Domestic team information
- 1907/08–1914/15: Otago
- 1917/18: Canterbury
- 1923/24: Wellington
- Source: CricInfo, 26 May 2016

= Harold Watson (New Zealand cricketer) =

New Zealand cricketer (1879–1958)

Harold Cooper Watson (24 December 1879 - 2 July 1958) was an English-born cricketer and cricket coach. He played first-class cricket in New Zealand for Otago, Canterbury, and Wellington between the 1907–08 and 1923–24 seasons.

Watson was born at Calverton in the English county of Nottinghamshire in 1879. He grew up in Lancashire where his father was a groundsman and the younger Watson played for Clifton Cricket Club in Salford. He emigrated to New Zealand in 1905 and after living at Huntly south of Auckland for a year, was employed as groundsman at the Carisbrook ground in Dunedin, replacing George Mills. He arrived in the city in mid-1906.

Considered a "fine batsman" who played club cricket for Carisbrook, Watson made his representative debut for the Otago provincial side during the 1907–08 season. Other than a score of 40 made on debut, his batting was disappointing, although the innings against Canterbury was praised as "splendid". The Press, a Christchurch paper, described the innings as "capital all-round batting" with many "first-class" strokes and considered him "one of Otago's best batsmen". The innings was part of an Otago eighth-wicket record partnership of 75 with Alfred Eckhold.

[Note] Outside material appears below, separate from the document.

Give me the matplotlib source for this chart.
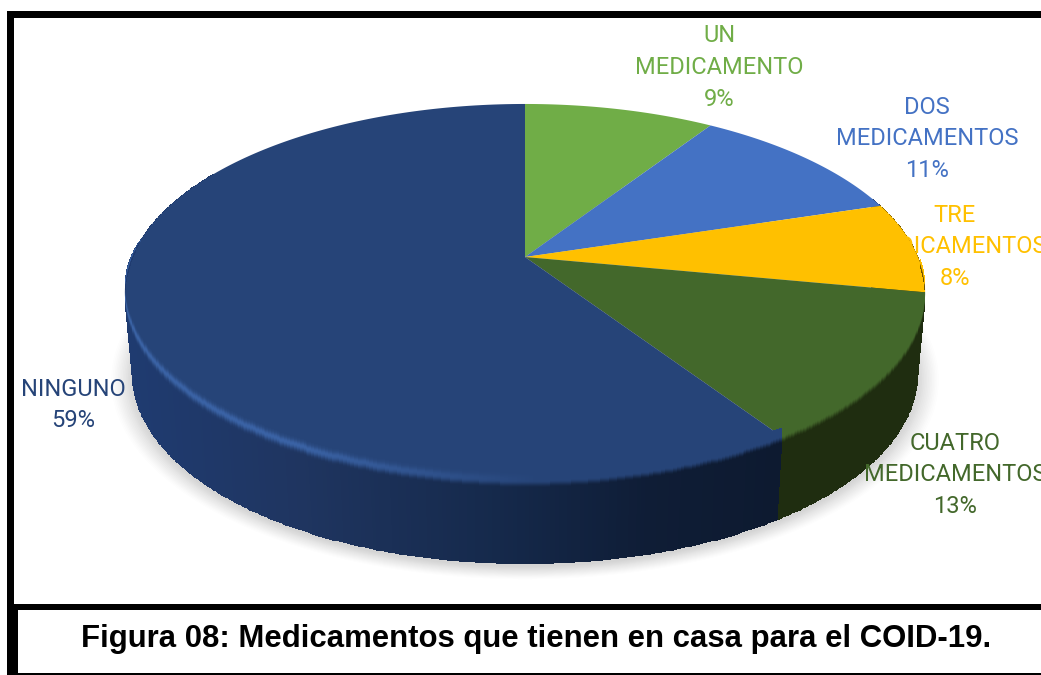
import numpy as np
import matplotlib
matplotlib.use("Agg")
import matplotlib.pyplot as plt
from matplotlib.colors import to_rgb
from matplotlib.patches import Rectangle

# Data, in drawing order (clockwise from 12 o'clock)
categories = ["UN\nMEDICAMENTO", "DOS\nMEDICAMENTOS", "TRE\nMEDICAMENTOS",
              "CUATRO\nMEDICAMENTOS", "NINGUNO"]
values = [9.2, 11.0, 7.8, 12.7, 59.3]
colors = ["#70AD47", "#4472C4", "#FFC000", "#43682B", "#264478"]
side_colors = ["#3a5a24", "#223a66", "#6E5300", "#1F2D10", "#14233F"]
caption = "Figura 08: Medicamentos que tienen en casa para el COID-19."

W, H = 1041, 675
plt.rcParams["font.family"] = ["Roboto", "DejaVu Sans"]
fig = plt.figure(figsize=(W / 100, H / 100), dpi=100, facecolor="white")
ax = fig.add_axes([0, 0, 1, 1])
ax.set_xlim(0, W)
ax.set_ylim(H, 0)
ax.axis("off")

# Perspective view of the disc
CX, CY, R, S, K = 525.0, 257.0, 393.0, 181.8, 0.188
DEPTH, SHRINK = 83.0, 0.98


def project(theta, r=1.0):
    u, v = r * np.sin(theta), r * np.cos(theta)
    w = 1 + K * v
    return CX + R * u / w, CY - S * v / w


fractions = np.array(values, float) / sum(values)
edges = 2 * np.pi * np.concatenate([[0], np.cumsum(fractions)])

# Soft shadow under the disc
th = np.linspace(0, 2 * np.pi, 400)
for grow, a in zip(np.linspace(1.055, 1.0, 14), np.linspace(0.012, 0.026, 14)):
    x, y = project(th)
    bx = CX + (x - CX) * SHRINK * grow
    by = CY + (y - CY) * grow + DEPTH + 3
    ax.fill(bx, by, color="#606060", alpha=a, lw=0, zorder=1)

navy_x = [130, 300, 500, 650, 780]
navy_c = np.array([to_rgb(c) for c in ["#1F3B70", "#1F3560", "#15294B", "#0F1D36", "#0D1A30"]])


def side_color(k, xpos):
    if k == 4:
        return np.array([np.interp(xpos, navy_x, navy_c[:, n]) for n in range(3)])
    return np.array(to_rgb(side_colors[k]))


# Side wall, drawn under the top face
thetas = np.linspace(np.deg2rad(70), np.deg2rad(300), 461)
xt, yt = project(thetas)
mid = (thetas[:-1] + thetas[1:]) / 2
X = np.column_stack([xt, CX + (xt - CX) * SHRINK])
Y = np.column_stack([yt, yt + DEPTH])
C = np.ones((len(mid), 1, 3))
for i, m in enumerate(mid):
    C[i, 0] = side_color(np.searchsorted(edges, m) - 1, xt[i])
ax.pcolormesh(X, Y, C, shading="flat", zorder=2, antialiased=False)

# Top face
for i, c in enumerate(colors):
    t = np.linspace(edges[i], edges[i + 1], 200)
    x, y = project(t)
    ax.fill(np.r_[CX, x], np.r_[CY, y], color=c, lw=0, zorder=3)

# Soft bevel across the front rim, with a highlight on the lit left side
FADE = 9.0
thetas = np.linspace(np.deg2rad(92), np.deg2rad(276), 369)
xt, yt = project(thetas)
mid = (thetas[:-1] + thetas[1:]) / 2
amp = np.clip(-np.cos(thetas) * 3 + 0.35, 0, 1)
prof = np.linspace(-1, 1, 19)
X = np.tile(xt[:, None], (1, len(prof)))
Y = yt[:, None] + FADE * amp[:, None] * prof[None, :]
C = np.ones((len(mid), len(prof) - 1, 3))
pm = (prof[:-1] + prof[1:]) / 2
glow = np.array(to_rgb("#3A62A4"))
for i, m in enumerate(mid):
    k = np.searchsorted(edges, m) - 1
    top = np.array(to_rgb(colors[k]))
    side = side_color(k, xt[i])
    strength = np.clip((540 - xt[i]) / 240, 0, 1) if k == 4 else 0.0
    for j, p in enumerate(pm):
        g = np.clip((p + 0.05) / 0.8, 0, 1)
        g = g * g * (3 - 2 * g)
        base = top + (side - top) * g
        h = strength * np.exp(-((p + 0.2) / 0.45) ** 2)
        C[i, j] = base + (glow - base) * h
ax.pcolormesh(X, Y, C, shading="flat", zorder=4, antialiased=False)

# Data labels
label_pos = [(719, 36), (927, 107), (955, 215), (955, 443), (73, 389)]
for name, val, c, (lx, ly) in zip(categories, values, colors, label_pos):
    for n, line in enumerate(name.split("\n") + [f"{val:.0f}%"]):
        ax.text(lx, ly + n * 31.6, line, color=c, fontsize=17, ha="center",
                va="center", zorder=6)

# Frame and caption box
black = "#000000"
ax.add_patch(Rectangle((7, 11), W, 7, color=black, lw=0, zorder=7))
ax.add_patch(Rectangle((7, 11), 7, 660, color=black, lw=0, zorder=7))
ax.add_patch(Rectangle((7, 604), 11, 71, color=black, lw=0, zorder=7))
ax.add_patch(Rectangle((14, 604), W, 5.5, color=black, lw=0, zorder=7))
ax.add_patch(Rectangle((18, 673), W, 2, color=black, lw=0, zorder=7))
ax.text(536, 639, caption, fontsize=22.4, fontweight="bold", color="black",
        family=["Liberation Sans", "DejaVu Sans"], ha="center", va="center", zorder=8)

fig.savefig("out.png", dpi=100, facecolor="white")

Despite his reputation, Watson only played one match for the side the following season and did not appear again for Otago until 1913–14. In total he played nine first-class matches for the side, scoring 198 runs and taking three wickets. The 40 runs he scored on debut remained his highest first-class score.

The wickets Watson prepared at Carisbrook were soon considered "excellent", and by 1910 he had begun to coach Carisbrook club sides. In 1916 he left Dunedin to take up a position as the cricket coach at Christ's College in Christchurch, coaching amongst others future New Zealand Test match captain Tom Lowry and batsman Roger Blunt. He played for the West Christchurch club and made a single first-class appearance for Canterbury in a December 1917 match against Otago. By December 1918 he was taking charge of coaching the Canterbury representative side and in the winter of 1919 he set up an indoor cricket school in Christchurch, something considered "quite a novelty" in the city.

By the end of 1921, Watson had moved to Wellington where he coached the representative side. He visited England to visit sports manufacturers during 1922 and played a single first-class match for the Wellington representative side during the 1923–24 season, scoring 29 runs against Otago at Carisbrook.

Watson later moved to farm on the North Island. He died at Auckland in 1958 aged 78. An obituary was published in the 1958 edition of the New Zealand Cricket Almanack. His brother, Leo Watson, also played cricket, making a single first-class appearance for Otago during the 1911–12 season.